Last year, the EU approved a new regulation that requires member states to install hydrogen refuelling stations of heavy-duty and light vehicles every 200km along the core routes of the planned Trans-European Transport Network, and in every “urban node” — an EU term for 424 major cities in the bloc with ports, airports and rail terminals — by 2030.
According to previously published Hydrogen Insight calculations, only 644 new fuel-cell vehicles were registered in the EU in 2023.
The €242m disbursed over the years by the Clean Hydrogen JU has led to the deployment of more than 1,300 FCEVs and more than 400 FCEBs, the JRC report states.
“These initiatives have not only demonstrated the operational advantages and technological readiness of hydrogen-powered transport but have also established a foundation for the first pan-European hydrogen refuelling network,” it says.
“The FCEV projects have shown promise in high-mileage applications, such as taxi fleets, and have spurred interest from various partners in scaling up their fleets.
“Similarly, the success of FCEB deployment has been marked by the growing involvement of regions and an increase in private contributions, highlighting the technology’s viability for public transport systems.”
The general consensus among independent experts is that hydrogen cars will always struggle to compete against BEVs, which are inherently cheaper to manufacture and operate than FCEVs, while the prospects are brighter for H2-powered long-distance heavy vehicles such as trucks and coaches — where the longer charging times for batteries may be too inconvenient for operators.
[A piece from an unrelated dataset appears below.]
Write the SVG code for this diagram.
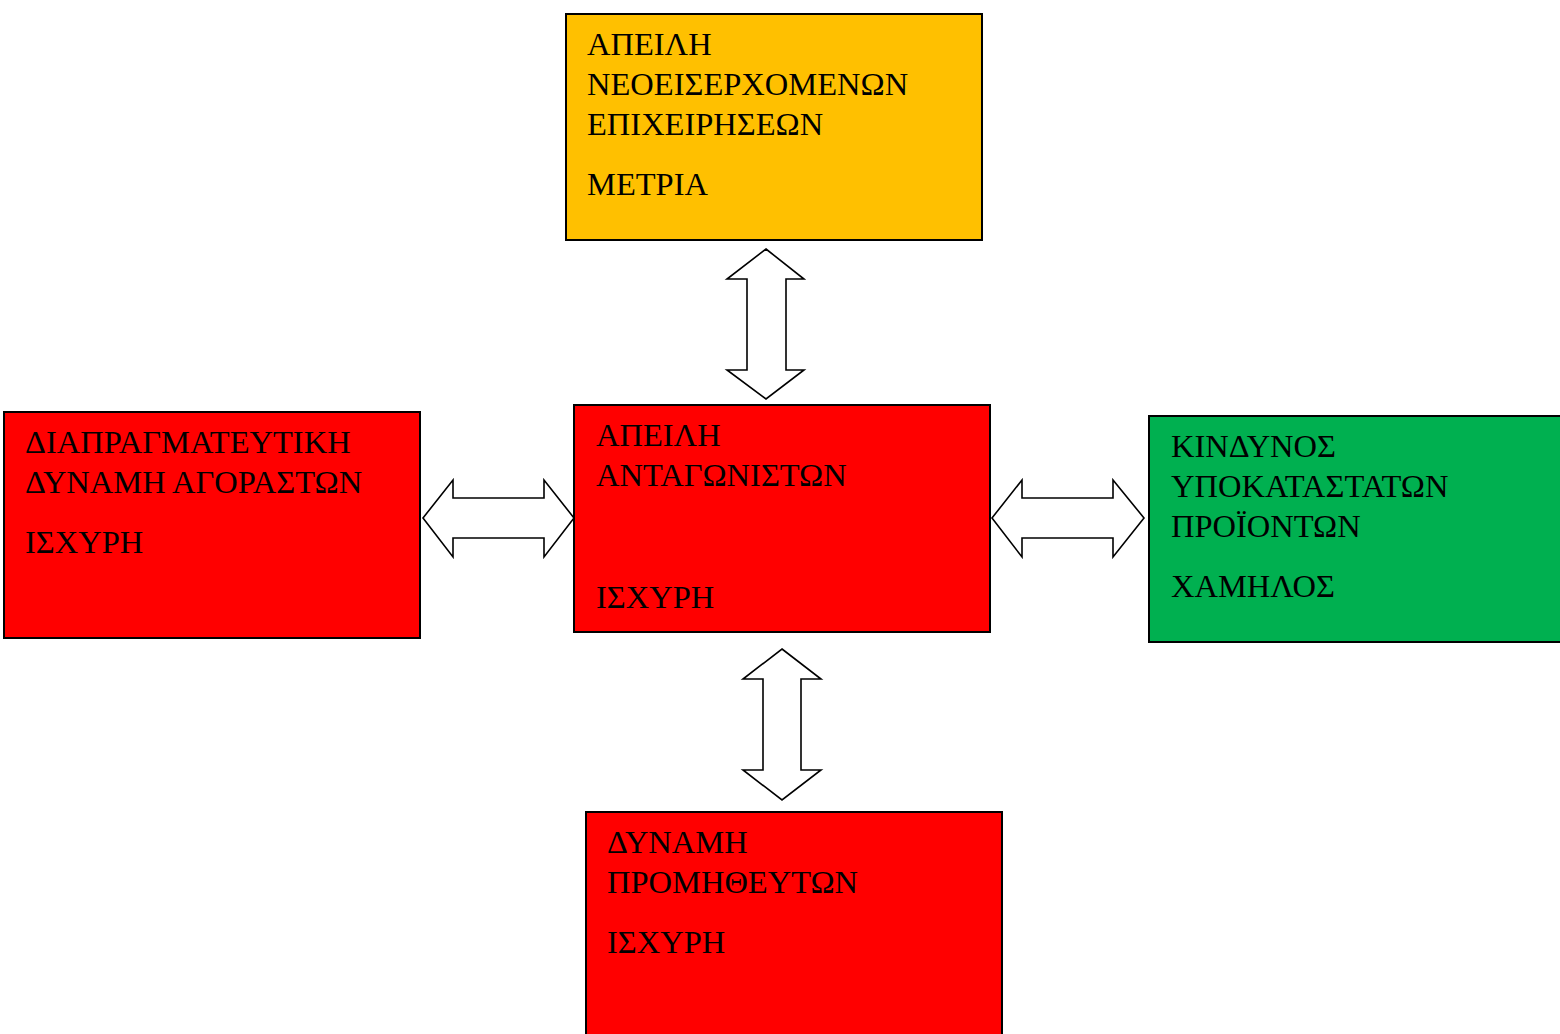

But this may change as technology improves, with solid-state batteries widely expected to be able to double the ranges of today’s BEVs — and reach full charge from empty in just 15 minutes or less — by the end of this decade.
The Clean Hydrogen Joint Undertaking is the legal name of the Clean Hydrogen Partnership, a public-private partnership supporting research and innovation in hydrogen technologies in Europe that is funded by €1bn from the EU for the 2021-27 period and “at least the equivalent amount of private investment“.
One of its prime responsibilities is to allocate EU funding to hydrogen projects, with a wider aim to “strengthen and integrate EU scientific capacity in order to accelerate the development and improvement of advanced clean hydrogen applications”.
Its three members are the EU (represented by the European Commission); industry body Hydrogen Europe, and its research arm, Hydrogen Europe Research.
Until November 2021 it was known as the Fuel Cells and Hydrogen Joint Undertaking.